Should I make the views
transactional? (I guess a slightly
depreciated view count is less
important than a slow site because of
row locks)
Is there a way to reduce the load on
the mysql server.... I fear if every
view requires an increased view count
and an IP log that it will be pretty
expensive. I have seen that youtube
and the like do not update the views
instantly... do they cache the
updates some how and then run them at
once? if so how?
How efficient is my system? Can you
think of any improvements?
Here are some ideas for improvements you can make.
Set a primary key on tbl_log to be IP + video_id. Then you can simply do a
REPLACE INTO tbl_log (IP,video_id) VALUES ($usersip, $video_id)
(Be sure to escape those php variables to avoid SQL injection.)
Now you're updating your log table with only one query. Next, you can update the views field in tbl_video periodically with something like:
UPDATE tbl_video SET views = (select count(*) from tbl_log where video_id = $video_id) where video_id = $video_id
You can do that with a cron job, or you can add a 'last_count_update' field and update the video when it is accessed if the last count time is older than 2 hours or whatever. This will be a little less work if you have a bunch of videos that aren't visited often.
I guess I do not want to have
millions of log records slowing down my site so should I run a cron
job to empty the log table once a day?
Consider using mysql's ON DUPLICATE KEY UPDATE syntax to avoid using a SELECT which would have an expensive WHERE clause.
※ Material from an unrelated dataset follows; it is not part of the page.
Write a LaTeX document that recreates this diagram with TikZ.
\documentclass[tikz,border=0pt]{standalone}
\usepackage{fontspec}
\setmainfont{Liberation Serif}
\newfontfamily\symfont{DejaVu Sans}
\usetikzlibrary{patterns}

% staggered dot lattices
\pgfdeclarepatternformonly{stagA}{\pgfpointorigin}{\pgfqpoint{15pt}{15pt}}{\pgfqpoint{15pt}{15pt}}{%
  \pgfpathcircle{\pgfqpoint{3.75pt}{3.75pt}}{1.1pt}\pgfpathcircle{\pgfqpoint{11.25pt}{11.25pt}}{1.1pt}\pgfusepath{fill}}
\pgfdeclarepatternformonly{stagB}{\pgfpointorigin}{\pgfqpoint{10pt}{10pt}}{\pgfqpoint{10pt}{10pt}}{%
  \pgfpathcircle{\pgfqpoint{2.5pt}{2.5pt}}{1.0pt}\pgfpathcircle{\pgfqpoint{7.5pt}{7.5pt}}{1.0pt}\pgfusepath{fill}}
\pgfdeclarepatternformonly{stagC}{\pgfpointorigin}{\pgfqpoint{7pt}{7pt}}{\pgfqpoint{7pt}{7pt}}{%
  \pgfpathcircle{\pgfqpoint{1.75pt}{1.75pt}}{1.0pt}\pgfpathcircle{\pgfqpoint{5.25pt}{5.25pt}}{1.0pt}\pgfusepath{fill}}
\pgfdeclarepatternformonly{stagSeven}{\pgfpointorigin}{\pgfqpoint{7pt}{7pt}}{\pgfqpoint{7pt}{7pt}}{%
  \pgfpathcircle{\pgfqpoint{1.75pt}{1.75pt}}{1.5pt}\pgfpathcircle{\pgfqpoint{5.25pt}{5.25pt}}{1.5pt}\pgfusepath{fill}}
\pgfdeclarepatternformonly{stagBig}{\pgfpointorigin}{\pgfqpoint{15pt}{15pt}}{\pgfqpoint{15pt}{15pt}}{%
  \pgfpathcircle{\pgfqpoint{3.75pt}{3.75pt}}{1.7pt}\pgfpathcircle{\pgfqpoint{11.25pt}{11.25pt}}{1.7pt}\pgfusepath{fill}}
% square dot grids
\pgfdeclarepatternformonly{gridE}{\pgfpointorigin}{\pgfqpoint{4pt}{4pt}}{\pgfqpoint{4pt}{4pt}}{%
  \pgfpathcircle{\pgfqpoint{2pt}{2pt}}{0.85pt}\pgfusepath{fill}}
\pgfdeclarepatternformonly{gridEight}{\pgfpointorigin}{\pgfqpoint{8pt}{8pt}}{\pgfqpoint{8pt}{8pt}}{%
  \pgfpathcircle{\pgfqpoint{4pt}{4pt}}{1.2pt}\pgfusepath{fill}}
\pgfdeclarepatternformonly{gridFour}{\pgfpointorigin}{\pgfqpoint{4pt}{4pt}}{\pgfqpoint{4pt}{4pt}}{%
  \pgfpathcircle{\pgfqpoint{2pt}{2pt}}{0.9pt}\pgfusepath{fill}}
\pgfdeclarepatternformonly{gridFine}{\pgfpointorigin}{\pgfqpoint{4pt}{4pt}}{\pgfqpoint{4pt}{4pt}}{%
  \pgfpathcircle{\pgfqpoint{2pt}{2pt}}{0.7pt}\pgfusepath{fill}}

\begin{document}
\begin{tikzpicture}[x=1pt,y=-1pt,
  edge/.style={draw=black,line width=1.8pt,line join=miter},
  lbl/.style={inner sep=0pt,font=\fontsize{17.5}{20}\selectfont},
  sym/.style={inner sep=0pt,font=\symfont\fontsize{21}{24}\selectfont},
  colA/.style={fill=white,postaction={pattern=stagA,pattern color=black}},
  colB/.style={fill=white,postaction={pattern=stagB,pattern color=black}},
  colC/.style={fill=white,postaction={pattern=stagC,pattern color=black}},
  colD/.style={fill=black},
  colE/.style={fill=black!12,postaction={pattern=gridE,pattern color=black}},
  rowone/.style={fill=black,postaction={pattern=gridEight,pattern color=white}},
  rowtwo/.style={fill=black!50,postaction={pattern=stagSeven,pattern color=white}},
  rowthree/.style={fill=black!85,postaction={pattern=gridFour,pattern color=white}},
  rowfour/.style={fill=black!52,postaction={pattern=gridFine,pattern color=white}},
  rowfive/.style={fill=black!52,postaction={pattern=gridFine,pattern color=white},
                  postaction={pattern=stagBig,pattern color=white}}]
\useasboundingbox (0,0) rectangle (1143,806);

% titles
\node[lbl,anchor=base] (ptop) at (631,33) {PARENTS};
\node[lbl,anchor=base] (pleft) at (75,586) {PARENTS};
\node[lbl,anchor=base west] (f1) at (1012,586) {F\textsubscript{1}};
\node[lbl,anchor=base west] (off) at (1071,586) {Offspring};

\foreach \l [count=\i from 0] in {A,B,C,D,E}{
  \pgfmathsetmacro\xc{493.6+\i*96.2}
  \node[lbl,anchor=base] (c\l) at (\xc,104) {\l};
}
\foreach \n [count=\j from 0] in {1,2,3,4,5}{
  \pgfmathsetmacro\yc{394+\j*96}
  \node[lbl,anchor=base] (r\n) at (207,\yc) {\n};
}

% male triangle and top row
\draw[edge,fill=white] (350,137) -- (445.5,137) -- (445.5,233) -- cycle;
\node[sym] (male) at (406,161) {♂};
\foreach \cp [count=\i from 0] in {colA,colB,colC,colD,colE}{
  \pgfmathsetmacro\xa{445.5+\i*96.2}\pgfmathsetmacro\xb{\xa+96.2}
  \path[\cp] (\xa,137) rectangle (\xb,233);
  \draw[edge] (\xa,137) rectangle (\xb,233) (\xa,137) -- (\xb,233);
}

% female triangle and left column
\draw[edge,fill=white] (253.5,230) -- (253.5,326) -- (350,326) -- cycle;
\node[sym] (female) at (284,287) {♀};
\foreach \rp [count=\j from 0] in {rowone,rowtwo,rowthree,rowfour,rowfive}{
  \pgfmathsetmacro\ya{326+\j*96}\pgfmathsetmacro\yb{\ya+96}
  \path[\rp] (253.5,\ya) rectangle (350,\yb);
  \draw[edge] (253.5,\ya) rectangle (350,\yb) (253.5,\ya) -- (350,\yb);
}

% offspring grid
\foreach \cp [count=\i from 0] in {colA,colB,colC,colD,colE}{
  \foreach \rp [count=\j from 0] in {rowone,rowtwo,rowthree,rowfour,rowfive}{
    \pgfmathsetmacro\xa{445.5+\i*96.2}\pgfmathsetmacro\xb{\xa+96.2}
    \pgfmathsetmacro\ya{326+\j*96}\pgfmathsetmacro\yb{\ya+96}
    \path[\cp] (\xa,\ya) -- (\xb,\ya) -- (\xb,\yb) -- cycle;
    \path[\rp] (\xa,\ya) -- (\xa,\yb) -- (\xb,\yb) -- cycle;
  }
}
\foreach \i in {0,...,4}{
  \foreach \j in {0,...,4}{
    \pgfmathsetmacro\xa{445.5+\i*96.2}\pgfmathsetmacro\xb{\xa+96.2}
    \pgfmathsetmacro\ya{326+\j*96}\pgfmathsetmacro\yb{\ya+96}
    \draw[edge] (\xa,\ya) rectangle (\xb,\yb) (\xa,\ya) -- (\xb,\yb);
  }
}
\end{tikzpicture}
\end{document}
If your log table also had a timestamp column, you could refresh that value.
INSERT into tbl_log (IP,video_id) VALUES ($usersip, $video_id) ON DUPLICATE KEY UPDATE time_recorded = now();
This would require you to have a UNIQUE constraint on the IP and video_id columns.
Should I make the views transactional?
(I guess a slightly depreciated view
count is less important than a slow
site because of row locks)
No, because you can achieve this with a single UDPATE query.
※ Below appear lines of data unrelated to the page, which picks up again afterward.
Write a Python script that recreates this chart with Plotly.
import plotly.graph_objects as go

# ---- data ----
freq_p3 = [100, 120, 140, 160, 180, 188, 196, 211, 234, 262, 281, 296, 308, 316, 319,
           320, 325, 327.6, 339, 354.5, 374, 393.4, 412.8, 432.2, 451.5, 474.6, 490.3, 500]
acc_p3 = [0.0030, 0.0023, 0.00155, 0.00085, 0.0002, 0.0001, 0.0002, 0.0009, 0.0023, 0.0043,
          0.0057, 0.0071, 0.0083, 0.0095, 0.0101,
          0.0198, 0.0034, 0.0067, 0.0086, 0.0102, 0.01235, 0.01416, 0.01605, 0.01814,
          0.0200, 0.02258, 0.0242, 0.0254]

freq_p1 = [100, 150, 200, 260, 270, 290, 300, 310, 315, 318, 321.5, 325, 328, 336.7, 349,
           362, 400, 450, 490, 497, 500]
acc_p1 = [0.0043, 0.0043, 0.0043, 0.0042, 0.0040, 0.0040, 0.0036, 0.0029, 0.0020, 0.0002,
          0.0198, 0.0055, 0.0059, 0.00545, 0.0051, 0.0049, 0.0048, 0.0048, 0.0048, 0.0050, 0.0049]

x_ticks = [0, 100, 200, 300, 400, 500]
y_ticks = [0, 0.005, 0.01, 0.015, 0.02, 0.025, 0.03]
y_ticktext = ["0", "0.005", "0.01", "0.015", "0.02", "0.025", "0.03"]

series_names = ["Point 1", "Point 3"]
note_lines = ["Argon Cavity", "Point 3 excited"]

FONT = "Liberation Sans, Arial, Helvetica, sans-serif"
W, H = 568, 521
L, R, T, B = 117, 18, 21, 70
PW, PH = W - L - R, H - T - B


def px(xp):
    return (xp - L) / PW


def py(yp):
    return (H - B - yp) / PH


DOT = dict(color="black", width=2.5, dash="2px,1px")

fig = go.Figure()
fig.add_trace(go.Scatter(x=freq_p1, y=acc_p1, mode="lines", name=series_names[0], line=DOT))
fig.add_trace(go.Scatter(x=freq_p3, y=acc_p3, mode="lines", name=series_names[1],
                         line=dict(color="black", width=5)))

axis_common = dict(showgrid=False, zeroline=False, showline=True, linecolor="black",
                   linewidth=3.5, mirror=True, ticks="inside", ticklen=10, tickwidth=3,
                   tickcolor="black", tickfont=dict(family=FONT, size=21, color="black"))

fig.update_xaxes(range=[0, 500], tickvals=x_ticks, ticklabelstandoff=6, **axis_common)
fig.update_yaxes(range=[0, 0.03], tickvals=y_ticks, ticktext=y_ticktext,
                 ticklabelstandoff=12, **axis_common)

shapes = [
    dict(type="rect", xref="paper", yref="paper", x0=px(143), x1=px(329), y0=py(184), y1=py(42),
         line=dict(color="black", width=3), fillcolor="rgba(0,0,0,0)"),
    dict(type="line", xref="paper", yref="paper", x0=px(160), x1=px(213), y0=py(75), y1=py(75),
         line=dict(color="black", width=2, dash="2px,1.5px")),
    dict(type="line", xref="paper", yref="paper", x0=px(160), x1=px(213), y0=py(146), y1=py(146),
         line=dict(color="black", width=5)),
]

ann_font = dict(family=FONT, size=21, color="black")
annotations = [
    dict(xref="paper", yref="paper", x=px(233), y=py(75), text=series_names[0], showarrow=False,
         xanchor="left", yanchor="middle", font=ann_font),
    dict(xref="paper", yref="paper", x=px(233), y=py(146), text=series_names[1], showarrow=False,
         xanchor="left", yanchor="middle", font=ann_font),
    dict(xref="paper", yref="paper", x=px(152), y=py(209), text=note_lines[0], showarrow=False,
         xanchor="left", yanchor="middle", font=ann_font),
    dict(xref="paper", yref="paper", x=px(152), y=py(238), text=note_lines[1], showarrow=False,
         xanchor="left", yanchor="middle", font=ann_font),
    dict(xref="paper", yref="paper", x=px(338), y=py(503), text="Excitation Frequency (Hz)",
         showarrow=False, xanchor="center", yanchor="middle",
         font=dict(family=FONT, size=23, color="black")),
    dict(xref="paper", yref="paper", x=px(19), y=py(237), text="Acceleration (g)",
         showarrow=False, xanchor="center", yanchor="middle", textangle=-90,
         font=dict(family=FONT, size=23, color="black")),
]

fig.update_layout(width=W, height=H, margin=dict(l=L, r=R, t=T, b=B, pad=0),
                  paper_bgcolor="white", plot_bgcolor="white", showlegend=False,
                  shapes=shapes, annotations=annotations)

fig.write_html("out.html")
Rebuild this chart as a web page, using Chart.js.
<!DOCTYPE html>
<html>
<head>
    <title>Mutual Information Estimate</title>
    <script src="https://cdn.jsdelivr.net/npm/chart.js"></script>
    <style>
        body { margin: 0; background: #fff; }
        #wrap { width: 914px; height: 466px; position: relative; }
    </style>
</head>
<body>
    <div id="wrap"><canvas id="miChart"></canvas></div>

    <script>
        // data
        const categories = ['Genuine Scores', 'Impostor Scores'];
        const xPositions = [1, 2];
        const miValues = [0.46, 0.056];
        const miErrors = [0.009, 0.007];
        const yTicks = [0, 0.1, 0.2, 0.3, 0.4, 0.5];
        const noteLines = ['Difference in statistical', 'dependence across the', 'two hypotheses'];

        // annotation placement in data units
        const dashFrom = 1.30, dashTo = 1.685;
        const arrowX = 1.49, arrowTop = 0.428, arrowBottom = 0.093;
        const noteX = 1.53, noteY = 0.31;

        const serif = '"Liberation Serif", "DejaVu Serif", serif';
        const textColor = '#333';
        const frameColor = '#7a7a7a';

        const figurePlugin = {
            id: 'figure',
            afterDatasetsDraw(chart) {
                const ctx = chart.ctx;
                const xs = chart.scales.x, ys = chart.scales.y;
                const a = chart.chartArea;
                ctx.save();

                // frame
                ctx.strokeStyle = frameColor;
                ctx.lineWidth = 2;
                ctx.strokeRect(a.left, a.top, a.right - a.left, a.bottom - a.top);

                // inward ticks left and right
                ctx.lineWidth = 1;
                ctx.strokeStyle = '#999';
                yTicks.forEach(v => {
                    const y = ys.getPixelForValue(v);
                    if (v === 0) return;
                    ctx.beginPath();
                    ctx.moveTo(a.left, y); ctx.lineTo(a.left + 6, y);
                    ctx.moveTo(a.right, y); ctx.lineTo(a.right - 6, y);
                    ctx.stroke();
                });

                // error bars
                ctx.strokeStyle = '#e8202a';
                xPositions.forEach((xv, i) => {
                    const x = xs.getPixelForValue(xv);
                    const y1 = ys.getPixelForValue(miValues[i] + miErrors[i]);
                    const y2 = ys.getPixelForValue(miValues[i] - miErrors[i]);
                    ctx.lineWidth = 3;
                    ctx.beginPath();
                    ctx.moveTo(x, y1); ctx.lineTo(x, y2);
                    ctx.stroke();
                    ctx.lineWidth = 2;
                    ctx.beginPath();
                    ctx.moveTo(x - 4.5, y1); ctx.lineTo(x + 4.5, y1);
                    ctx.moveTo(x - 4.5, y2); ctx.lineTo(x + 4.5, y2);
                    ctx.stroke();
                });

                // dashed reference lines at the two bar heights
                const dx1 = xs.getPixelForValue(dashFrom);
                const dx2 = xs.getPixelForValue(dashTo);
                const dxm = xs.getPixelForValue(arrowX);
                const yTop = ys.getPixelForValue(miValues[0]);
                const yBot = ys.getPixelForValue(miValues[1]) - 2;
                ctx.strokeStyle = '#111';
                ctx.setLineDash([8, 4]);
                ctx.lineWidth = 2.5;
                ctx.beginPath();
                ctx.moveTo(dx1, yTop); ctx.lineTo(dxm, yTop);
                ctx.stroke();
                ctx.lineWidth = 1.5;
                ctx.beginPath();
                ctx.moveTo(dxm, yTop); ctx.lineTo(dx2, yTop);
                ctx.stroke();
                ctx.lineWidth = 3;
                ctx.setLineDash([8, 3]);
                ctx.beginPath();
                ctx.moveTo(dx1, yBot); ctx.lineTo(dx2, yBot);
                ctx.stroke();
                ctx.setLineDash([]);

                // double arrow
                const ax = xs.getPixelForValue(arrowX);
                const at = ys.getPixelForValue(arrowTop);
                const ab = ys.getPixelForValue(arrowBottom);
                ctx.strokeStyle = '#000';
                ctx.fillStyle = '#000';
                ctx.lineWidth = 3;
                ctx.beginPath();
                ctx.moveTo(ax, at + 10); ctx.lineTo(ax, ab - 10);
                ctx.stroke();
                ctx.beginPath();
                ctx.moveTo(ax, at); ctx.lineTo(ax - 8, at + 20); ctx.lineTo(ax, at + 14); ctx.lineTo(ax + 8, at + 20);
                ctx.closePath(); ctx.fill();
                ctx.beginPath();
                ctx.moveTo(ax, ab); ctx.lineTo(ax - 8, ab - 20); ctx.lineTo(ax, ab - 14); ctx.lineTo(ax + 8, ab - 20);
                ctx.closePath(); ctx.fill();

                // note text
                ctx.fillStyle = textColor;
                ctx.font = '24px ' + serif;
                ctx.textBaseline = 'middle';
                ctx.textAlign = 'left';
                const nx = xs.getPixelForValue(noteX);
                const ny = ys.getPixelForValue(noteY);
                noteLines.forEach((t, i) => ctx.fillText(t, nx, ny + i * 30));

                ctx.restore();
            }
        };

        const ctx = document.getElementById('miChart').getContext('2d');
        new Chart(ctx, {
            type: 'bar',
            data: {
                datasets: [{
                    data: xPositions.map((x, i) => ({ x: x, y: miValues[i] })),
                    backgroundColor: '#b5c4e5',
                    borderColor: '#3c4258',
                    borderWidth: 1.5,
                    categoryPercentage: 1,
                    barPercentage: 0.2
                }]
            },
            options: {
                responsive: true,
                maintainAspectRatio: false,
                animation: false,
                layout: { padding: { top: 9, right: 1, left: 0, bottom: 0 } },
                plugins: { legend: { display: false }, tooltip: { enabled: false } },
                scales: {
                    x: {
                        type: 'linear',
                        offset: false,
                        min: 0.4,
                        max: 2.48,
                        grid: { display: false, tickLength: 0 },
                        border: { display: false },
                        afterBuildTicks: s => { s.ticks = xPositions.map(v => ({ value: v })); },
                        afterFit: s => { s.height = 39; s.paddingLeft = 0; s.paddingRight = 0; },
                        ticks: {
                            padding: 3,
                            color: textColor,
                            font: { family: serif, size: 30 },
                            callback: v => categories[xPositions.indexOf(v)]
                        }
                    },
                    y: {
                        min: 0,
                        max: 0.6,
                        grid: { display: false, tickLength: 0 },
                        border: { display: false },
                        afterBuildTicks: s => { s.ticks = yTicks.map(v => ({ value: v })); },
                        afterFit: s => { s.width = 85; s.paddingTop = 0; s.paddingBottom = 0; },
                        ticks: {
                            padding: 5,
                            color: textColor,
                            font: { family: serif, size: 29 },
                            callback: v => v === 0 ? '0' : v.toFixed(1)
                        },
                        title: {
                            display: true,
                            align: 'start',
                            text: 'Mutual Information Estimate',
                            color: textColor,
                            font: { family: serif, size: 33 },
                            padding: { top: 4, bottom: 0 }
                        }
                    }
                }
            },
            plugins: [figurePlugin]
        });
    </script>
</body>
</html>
UPDATE tbl_video SET views = views + 1 WHERE video_id = $video_id
Is there a way to reduce the load on
the mysql server.... I fear if every
view requires an increased view count
and an IP log that it will be pretty
expensive. I have seen that youtube
and the like do not update the views
instantly... do they cache the updates
some how and then run them at once? if
so how?
It's not too bad - there's really no other way to reliably capture record-view data. In the case of Youtube, it's more likely delayed writes or replication that's causing the delay you notice since they have hundreds of servers (although it's possible they are caching the value as well)
How efficient is my system? Can you
think of any improvements?
Other than what I mentioned here already, not off the top of my head.